Self-Irrigating Desert Plant Discovered
- By Hadley Leggett
- July 10, 2009 |
- 2:49 pm |
- Categories: Biology
A desert plant has apparently figured out how to water itself.
Ecologists had been puzzling over the desert rhubarb for years: Instead of the tiny, spiky leaves found on most desert plants, this rare rhubarb boasts lush green leaves up to a meter wide. Now scientists from the University of Haifa-Oranim in Israel have discovered that ridges in the plant’s giant leaves actually collect water and channel it down to the plant’s root system, harvesting up to 16 times more water than any other plant in the region.
“It is the first example of a self-irrigating plant,” said plant biologist Gidi Ne’eman, a co-author on the paper published in March in Naturwissenschaften, a German journal of ecology. “This is the only case we know, but in other places in the world there might be additional plants that use the same adaptions.”
The desert rhubarb grows in the mountainous deserts of Israel and Jordan, where there’s only about 75mm of rainfall each year. Even during the rainy season, the region’s light rainfalls often don’t penetrate the rocky soil of the desert. Plants with large leaves and a deep root system, like the desert rhubarb, typically can’t survive in such an arid climate.
But when the researchers measured the plant’s water absorption during a light rain, they discovered that water infiltrated the soil 10 times deeper around the desert rhubarb then in surrounding areas. Upon closer examination, scientists discovered deep grooves around the plant’s veins, which are coated in a waxy cuticle that helps channel water down to the root.
“Even in the slightest rains,” the researchers wrote, “the typical plant harvests more than 4,300 cubic centimeters of water per year and enjoys a water regime of about 427 millimeters per year, equivalent to the water supply in a Mediterranean climate.”
Some scientists say the desert rhubarb isn’t all that, however. “Many plants channel water to their base to be absorbed by the root,” Lindy Brigham, a plant ecologist from the University of Arizona, wrote in an email. “Just look at the way plant leaves are shaped and how they branch from the base in many cases.” The architecture of the desert rhubarb’s leaves is unusual, she said, but not necessarily the only example of this adaptation.
UPDATE – This post was updated Sunday afternoon to include a comment from a scientist who was not involved in the research.
See Also:
- Smarty Plants: Inside the World’s Only Plant-Intelligence Lab
- Peak Water: Aquifers and Rivers Are Running Dry. How Three Regions …
Image: Gidi Ne’eman, University of Haifa–Oranim
Love it or hate it, evolution sure is clever.
Article title is a bit misleading as this plant is not ‘watering’ itself but merely has a structural adaption to help its survival. As far as anatomy & physiology relating to evolution, this is nothing groundbreaking.
@derekris
No, this is intelligent design at work. No, seriously.
Apparently, the Almighty somehow couldn’t make it rain more there, so he just made these plants more efficient at getting water.
See how easy it is?
Love it or hate it, God sure is clever.
Yea, in the “God is Nature” kind of way…not the “a higher ‘being’ thought this through and designed it by himself” kind of way.
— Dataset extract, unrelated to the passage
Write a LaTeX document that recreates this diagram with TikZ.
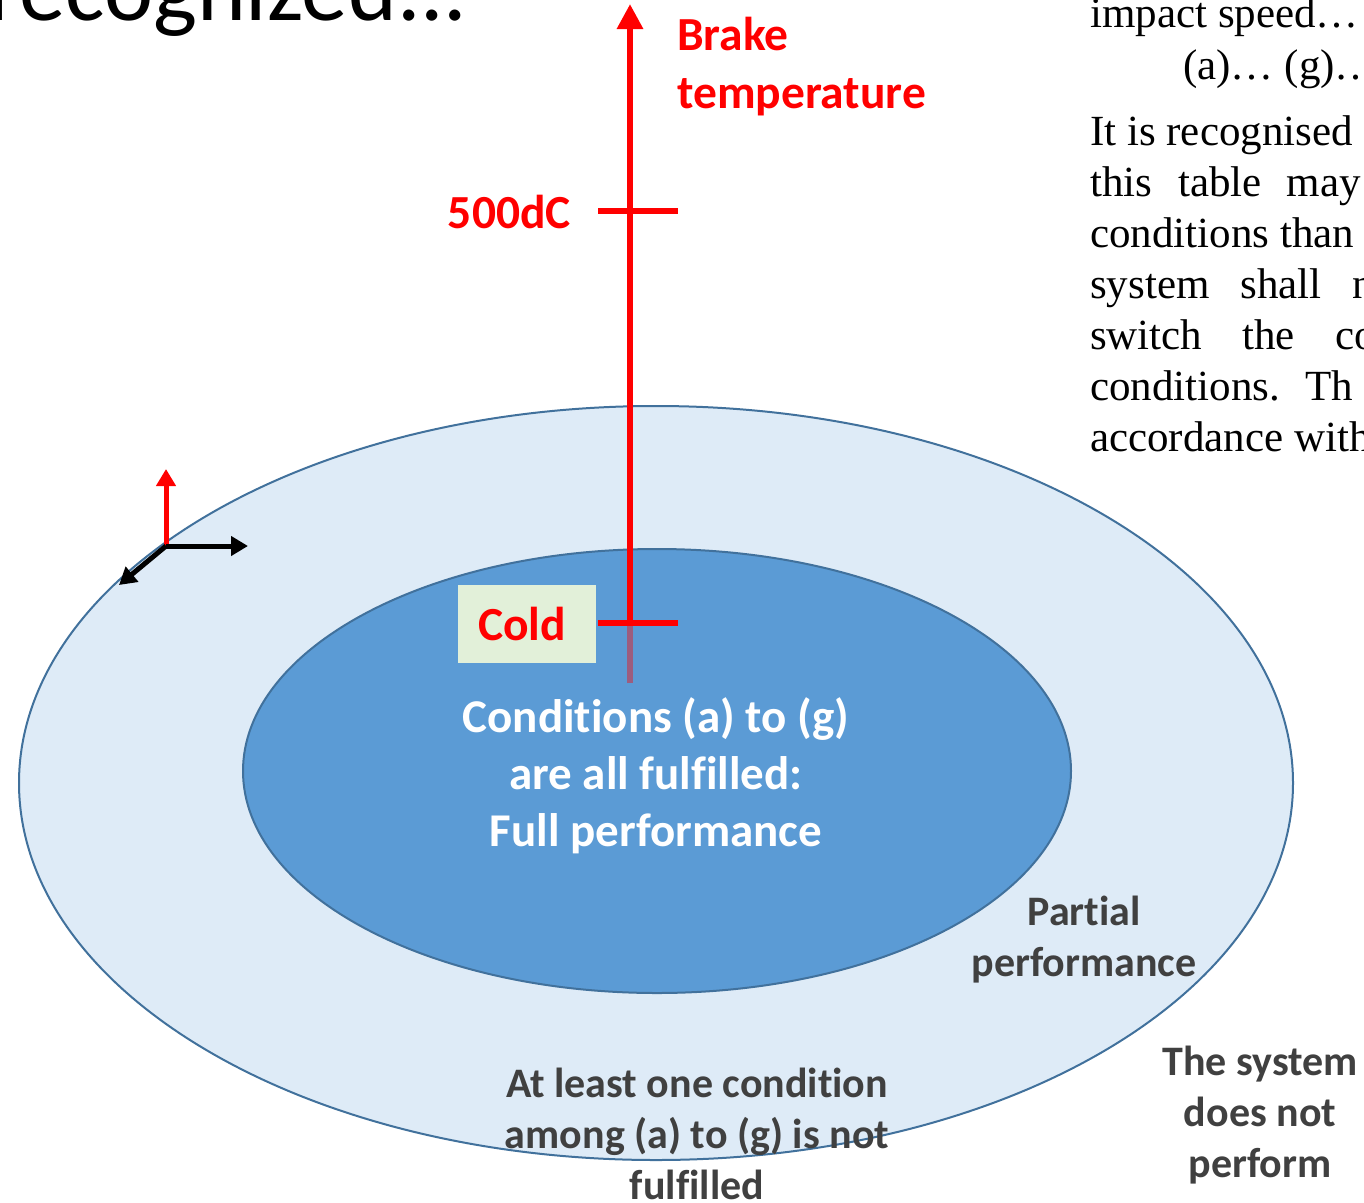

But can you make rhubarb pie out of it?
They should plant these things in all the deserts.
You do know that redwood trees catch fog from the um, fog, and as it condenses on the needles, the tree waters itself, right? Drive up Rt. 280 after 5:30 in the summer to see it in action or hit Muir woods. Redwood groves can actually cause rain in the grove as fog comes in.
And mdmadph, oh, obviously. Please submit supporting evidence. Evolution happens. It is endemic in the system.
If the deserts were full of rhubarb, who would like deserts anymore?
>But when the researchers measured the plant’s water absorption during a light rain, they discovered that water infiltrated the soil 10 times deeper around the desert rhubarb then in surrounding areas.
I’m sorry to be the foreign editor, but it’s THAN, not then.
And the copy should read “10 times more deeply” not “10 times deeper.”
Where are your editors people?
koa in hawaii. silversword too come to think of it.
Anyone with even a minimal knowledge of botany knows that there is a multitude have plants that through natural selection have shape that aid in directing water to the root system.
Love it or hate it, God sure is evolution.
what makes this different from all of the other plants which channel water to their stalks via their leaves?
@ crazixnosix Actually that part of the title is completely accurate. It says self irrigating not self watering, the definition of irrigation is “supply with water, as with channels or ditches or streams” which is exactly what the plant does. The only questionable part of the title is if it is the FIRST plant discovered to do so.
Regular old corn funnels rain as well. It’s a pretty basic adaptation.